GET /R/pub/stats/cmdscale/help/text

We can thus apply this mdscale() function by POSTing with two arguments, the hash of the previously saved distance matrix, and 2 for the number of dimensions. Again, appending `/save' stores the result (a object containing the MDS-solution) and returns the identifying hash.

POST /R/pub/stats/cmdscale/save
d | x7b75c1174a
k | 2
=> x6c61708c39

Finally, we can pass the object holding the MDS-solution to the plot() function, which gives us a nice 2D-visualisation (for the labeled and commented version, see the original analysis).

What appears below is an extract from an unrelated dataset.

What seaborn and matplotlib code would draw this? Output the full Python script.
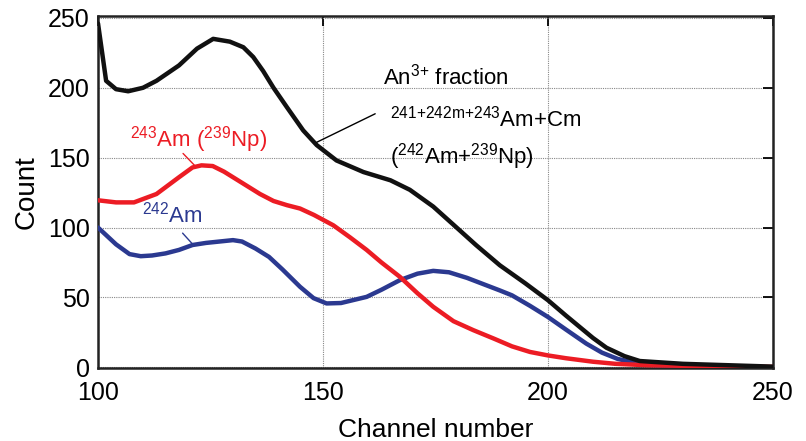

As we save the plot into a new object with a hash, we can easily GET it (try it), and embed it (even choosing between /svg, /png, etc.).

POST /R/pub/graphics/plot/save
x | x6c61708c39
=> x3c1615b975

GET /R/tmp/x3c1615b975/svg
GET /R/tmp/x3c1615b975/png

reproduced MDS vis

This reproduces (after rotation, and with labels) the original, final MDS-visualisation (interpretation), as depicted below.

original MDS vis


The example is likely a bit of an overwhelming string of hashes and HTTP verbs, but it demonstrates that you can access all R commands needed to go from basic description over datacleaning to data-analysis and visualization. And all these steps follow the same, predictable pattern leading to web friendly, reproducible data analysis: all code, data and output can be easily shared, embedded and linked to.

As the basic architecture is in place, interest in the platform will hopefully translate itself in user-friendly tools to work with it, and innovative applications. The first external demo-application already appeared, a online editor allowing you to generate a nice rapport based on Markup-syntax and R-code.

Given the boom of open data, there is a growing need for truly open and collaborative open data analysis, and OpenCPU should be a good fit.